▶ [Job]
Copy every entry exactly as given, minus the images.

▶ [Provided information]
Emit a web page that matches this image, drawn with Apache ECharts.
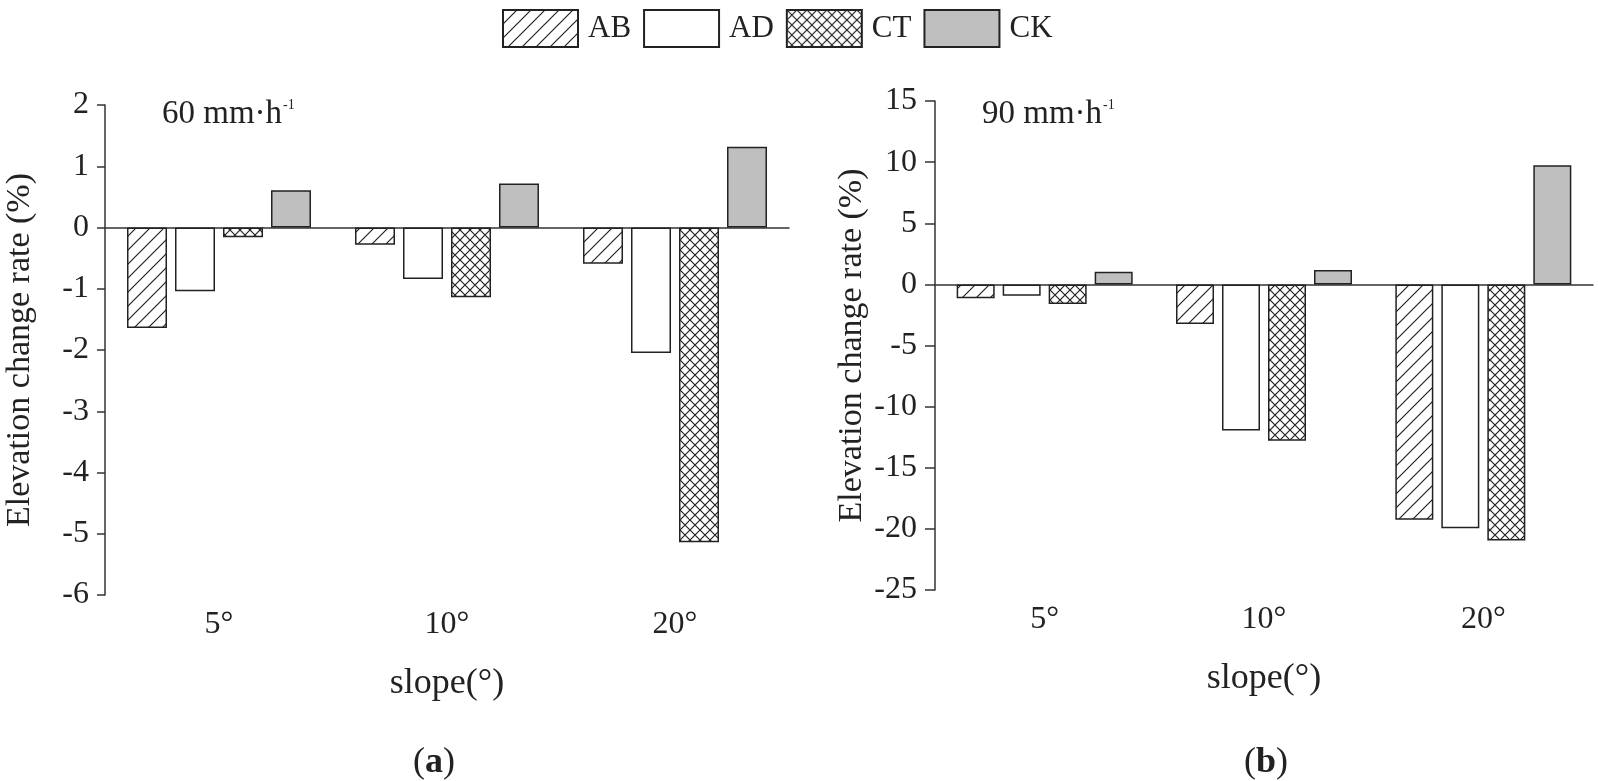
<!DOCTYPE html>
<html>
<head>
<meta charset="utf-8">
<script src="https://cdn.jsdelivr.net/npm/echarts@6/dist/echarts.min.js"></script>
<style>
html, body { margin: 0; padding: 0; background: #fff; }
#main { width: 1598px; height: 781px; }
</style>
</head>
<body>
<div id="main"></div>
<script>
// 坡度分类
var cats = ['5°', '10°', '20°'];
var names = ['AB', 'AD', 'CT', 'CK'];
// 60 mm/h
var ab60 = [-1.64, -0.28, -0.59];
var ad60 = [-1.04, -0.84, -2.05];
var ct60 = [-0.16, -1.14, -5.14];
var ck60 = [0.61, 0.72, 1.32];
// 90 mm/h
var ab90 = [-1.14, -3.24, -19.26];
var ad90 = [-0.93, -11.96, -19.94];
var ct90 = [-1.61, -12.8, -20.95];
var ck90 = [1.03, 1.17, 9.75];
// y轴刻度 [min, max, interval]
var yAxis60 = [-6, 2, 1];
var yAxis90 = [-25, 15, 5];

var FONT = '"Liberation Serif", "Times New Roman", serif';
var INK = '#222';
var AXIS = '#333';

// 填充图案
function makePattern(size, draw) {
    var c = document.createElement('canvas');
    c.width = size; c.height = size;
    var ctx = c.getContext('2d');
    ctx.fillStyle = '#fff';
    ctx.fillRect(0, 0, size, size);
    ctx.strokeStyle = INK;
    ctx.lineWidth = 1.2;
    ctx.beginPath();
    draw(ctx, size);
    ctx.stroke();
    return {image: c, repeat: 'repeat'};
}
var slash = makePattern(14, function (ctx, s) {
    ctx.moveTo(0, s); ctx.lineTo(s, 0);
    ctx.moveTo(-2, 2); ctx.lineTo(2, -2);
    ctx.moveTo(s - 2, s + 2); ctx.lineTo(s + 2, s - 2);
});
var cross = makePattern(10, function (ctx, s) {
    ctx.moveTo(0, s); ctx.lineTo(s, 0);
    ctx.moveTo(0, 0); ctx.lineTo(s, s);
});
var fills = [slash, '#fff', cross, '#bfbfbf'];

// 每个grid三条x轴：0线(上刻度+轴线)、0线(下刻度)、底部标签
function xAxes(g) {
    return [{
        gridIndex: g, type: 'category', data: cats, position: 'top',
        axisLine: {onZero: true, lineStyle: {color: AXIS, width: 1.5}},
        axisTick: {length: 15, lineStyle: {color: AXIS, width: 1.5}},
        axisLabel: {show: false}
    }, {
        gridIndex: g, type: 'category', data: cats, position: 'bottom',
        axisLine: {onZero: true, show: false},
        axisTick: {length: 15, lineStyle: {color: AXIS, width: 1.5}},
        axisLabel: {show: false}
    }, {
        gridIndex: g, type: 'category', data: cats, position: 'bottom',
        axisLine: {onZero: false, show: false},
        axisTick: {show: false},
        axisLabel: {interval: 0, margin: 14, fontFamily: FONT, fontSize: 32, color: INK},
        name: 'slope(°)', nameLocation: 'middle', nameGap: 71,
        nameTextStyle: {fontFamily: FONT, fontSize: 36, color: INK}
    }];
}

function yAxisOf(g, r, margin, tick, gap) {
    return {
        gridIndex: g, type: 'value', min: r[0], max: r[1], interval: r[2],
        axisLine: {show: true, lineStyle: {color: AXIS, width: 1.5}},
        axisTick: {show: true, length: tick, lineStyle: {color: AXIS, width: 1.5}},
        splitLine: {show: false},
        axisLabel: {fontFamily: FONT, fontSize: 32, color: INK, margin: margin},
        name: 'Elevation change rate (%)', nameLocation: 'middle', nameGap: gap,
        nameTextStyle: {fontFamily: FONT, fontSize: 34, color: INK}
    };
}

function barSeries(g, data, width) {
    return data.map(function (d, i) {
        return {
            name: names[i], type: 'bar', xAxisIndex: g * 3, yAxisIndex: g,
            data: d, barWidth: width, barGap: (8 / width * 100) + '%',
            itemStyle: {color: fills[i], borderColor: INK, borderWidth: 1.5},
            emphasis: {disabled: true}
        };
    });
}

function rateText(x, txt) {
    return {
        type: 'text', x: x, y: 96, style: {
            text: '{t|' + txt + ' mm·h}{s|-1}',
            rich: {
                t: {fontFamily: FONT, fontSize: 33, fill: INK, lineHeight: 36},
                s: {fontFamily: FONT, fontSize: 14, fill: INK, verticalAlign: 'top', padding: [2, 0, 0, 1]}
            }
        }
    };
}

function panelTag(x, letter) {
    return {
        type: 'text', x: x, y: 763, style: {
            text: '{n|(}{b|' + letter + '}{n|)}', align: 'center', verticalAlign: 'middle',
            rich: {
                n: {fontFamily: FONT, fontSize: 36, fill: INK},
                b: {fontFamily: FONT, fontSize: 36, fontWeight: 'bold', fill: INK}
            }
        }
    };
}

var option = {
    animation: false,
    backgroundColor: '#fff',
    legend: {
        data: names, top: 4, left: 497, icon: 'rect',
        itemWidth: 75, itemHeight: 37, itemGap: 12,
        textStyle: {fontFamily: FONT, fontSize: 31, color: INK, padding: [0, 0, 0, 5]}
    },
    grid: [
        {left: 105, top: 105, width: 684, height: 490},
        {left: 935, top: 101, width: 658, height: 489}
    ],
    xAxis: xAxes(0).concat(xAxes(1)),
    yAxis: [yAxisOf(0, yAxis60, 16, 8, 68), yAxisOf(1, yAxis90, 18, 10, 66)],
    graphic: [
        rateText(162, '60'),
        rateText(982, '90'),
        panelTag(434, 'a'),
        panelTag(1266, 'b')
    ],
    series: barSeries(0, [ab60, ad60, ct60, ck60], 40)
        .concat(barSeries(1, [ab90, ad90, ct90, ck90], 38))
};

var myChart = echarts.init(document.getElementById('main'));
myChart.setOption(option, true);
</script>
</body>
</html>
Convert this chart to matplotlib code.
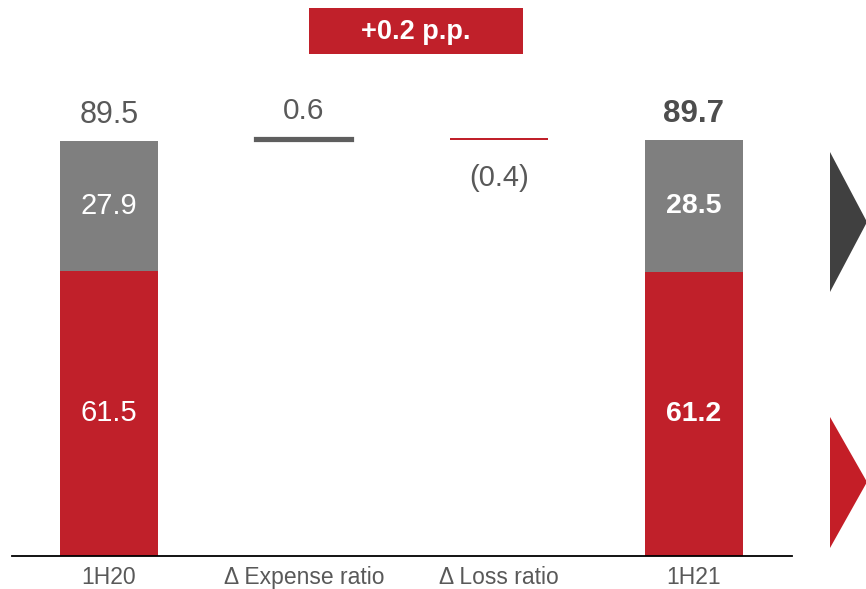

▶ [Response for this exercise]
Emit a web page that matches this image, drawn with Apache ECharts.
<!DOCTYPE html>
<html>
<head>
<meta charset="utf-8">
<script src="https://cdn.jsdelivr.net/npm/echarts@6/dist/echarts.min.js"></script>
<style>
html, body { margin: 0; padding: 0; background: #fff; }
#main { width: 1598px; height: 781px; }
</style>
</head>
<body>
<div id="main"></div>
<script>
// 坡度分类
var cats = ['5°', '10°', '20°'];
var names = ['AB', 'AD', 'CT', 'CK'];
// 60 mm/h
var ab60 = [-1.64, -0.28, -0.59];
var ad60 = [-1.04, -0.84, -2.05];
var ct60 = [-0.16, -1.14, -5.14];
var ck60 = [0.61, 0.72, 1.32];
// 90 mm/h
var ab90 = [-1.14, -3.24, -19.26];
var ad90 = [-0.93, -11.96, -19.94];
var ct90 = [-1.61, -12.8, -20.95];
var ck90 = [1.03, 1.17, 9.75];
// y轴刻度 [min, max, interval]
var yAxis60 = [-6, 2, 1];
var yAxis90 = [-25, 15, 5];

var FONT = '"Liberation Serif", "Times New Roman", serif';
var INK = '#222';
var AXIS = '#333';

// 填充图案
function makePattern(size, draw) {
    var c = document.createElement('canvas');
    c.width = size; c.height = size;
    var ctx = c.getContext('2d');
    ctx.fillStyle = '#fff';
    ctx.fillRect(0, 0, size, size);
    ctx.strokeStyle = INK;
    ctx.lineWidth = 1.2;
    ctx.beginPath();
    draw(ctx, size);
    ctx.stroke();
    return {image: c, repeat: 'repeat'};
}
var slash = makePattern(14, function (ctx, s) {
    ctx.moveTo(0, s); ctx.lineTo(s, 0);
    ctx.moveTo(-2, 2); ctx.lineTo(2, -2);
    ctx.moveTo(s - 2, s + 2); ctx.lineTo(s + 2, s - 2);
});
var cross = makePattern(10, function (ctx, s) {
    ctx.moveTo(0, s); ctx.lineTo(s, 0);
    ctx.moveTo(0, 0); ctx.lineTo(s, s);
});
var fills = [slash, '#fff', cross, '#bfbfbf'];

// 每个grid三条x轴：0线(上刻度+轴线)、0线(下刻度)、底部标签
function xAxes(g) {
    return [{
        gridIndex: g, type: 'category', data: cats, position: 'top',
        axisLine: {onZero: true, lineStyle: {color: AXIS, width: 1.5}},
        axisTick: {length: 15, lineStyle: {color: AXIS, width: 1.5}},
        axisLabel: {show: false}
    }, {
        gridIndex: g, type: 'category', data: cats, position: 'bottom',
        axisLine: {onZero: true, show: false},
        axisTick: {length: 15, lineStyle: {color: AXIS, width: 1.5}},
        axisLabel: {show: false}
    }, {
        gridIndex: g, type: 'category', data: cats, position: 'bottom',
        axisLine: {onZero: false, show: false},
        axisTick: {show: false},
        axisLabel: {interval: 0, margin: 14, fontFamily: FONT, fontSize: 32, color: INK},
        name: 'slope(°)', nameLocation: 'middle', nameGap: 71,
        nameTextStyle: {fontFamily: FONT, fontSize: 36, color: INK}
    }];
}

function yAxisOf(g, r, margin, tick, gap) {
    return {
        gridIndex: g, type: 'value', min: r[0], max: r[1], interval: r[2],
        axisLine: {show: true, lineStyle: {color: AXIS, width: 1.5}},
        axisTick: {show: true, length: tick, lineStyle: {color: AXIS, width: 1.5}},
        splitLine: {show: false},
        axisLabel: {fontFamily: FONT, fontSize: 32, color: INK, margin: margin},
        name: 'Elevation change rate (%)', nameLocation: 'middle', nameGap: gap,
        nameTextStyle: {fontFamily: FONT, fontSize: 34, color: INK}
    };
}

function barSeries(g, data, width) {
    return data.map(function (d, i) {
        return {
            name: names[i], type: 'bar', xAxisIndex: g * 3, yAxisIndex: g,
            data: d, barWidth: width, barGap: (8 / width * 100) + '%',
            itemStyle: {color: fills[i], borderColor: INK, borderWidth: 1.5},
            emphasis: {disabled: true}
        };
    });
}

function rateText(x, txt) {
    return {
        type: 'text', x: x, y: 96, style: {
            text: '{t|' + txt + ' mm·h}{s|-1}',
            rich: {
                t: {fontFamily: FONT, fontSize: 33, fill: INK, lineHeight: 36},
                s: {fontFamily: FONT, fontSize: 14, fill: INK, verticalAlign: 'top', padding: [2, 0, 0, 1]}
            }
        }
    };
}

function panelTag(x, letter) {
    return {
        type: 'text', x: x, y: 763, style: {
            text: '{n|(}{b|' + letter + '}{n|)}', align: 'center', verticalAlign: 'middle',
            rich: {
                n: {fontFamily: FONT, fontSize: 36, fill: INK},
                b: {fontFamily: FONT, fontSize: 36, fontWeight: 'bold', fill: INK}
            }
        }
    };
}

var option = {
    animation: false,
    backgroundColor: '#fff',
    legend: {
        data: names, top: 4, left: 497, icon: 'rect',
        itemWidth: 75, itemHeight: 37, itemGap: 12,
        textStyle: {fontFamily: FONT, fontSize: 31, color: INK, padding: [0, 0, 0, 5]}
    },
    grid: [
        {left: 105, top: 105, width: 684, height: 490},
        {left: 935, top: 101, width: 658, height: 489}
    ],
    xAxis: xAxes(0).concat(xAxes(1)),
    yAxis: [yAxisOf(0, yAxis60, 16, 8, 68), yAxisOf(1, yAxis90, 18, 10, 66)],
    graphic: [
        rateText(162, '60'),
        rateText(982, '90'),
        panelTag(434, 'a'),
        panelTag(1266, 'b')
    ],
    series: barSeries(0, [ab60, ad60, ct60, ck60], 40)
        .concat(barSeries(1, [ab90, ad90, ct90, ck90], 38))
};

var myChart = echarts.init(document.getElementById('main'));
myChart.setOption(option, true);
</script>
</body>
</html>
Convert this chart to matplotlib code.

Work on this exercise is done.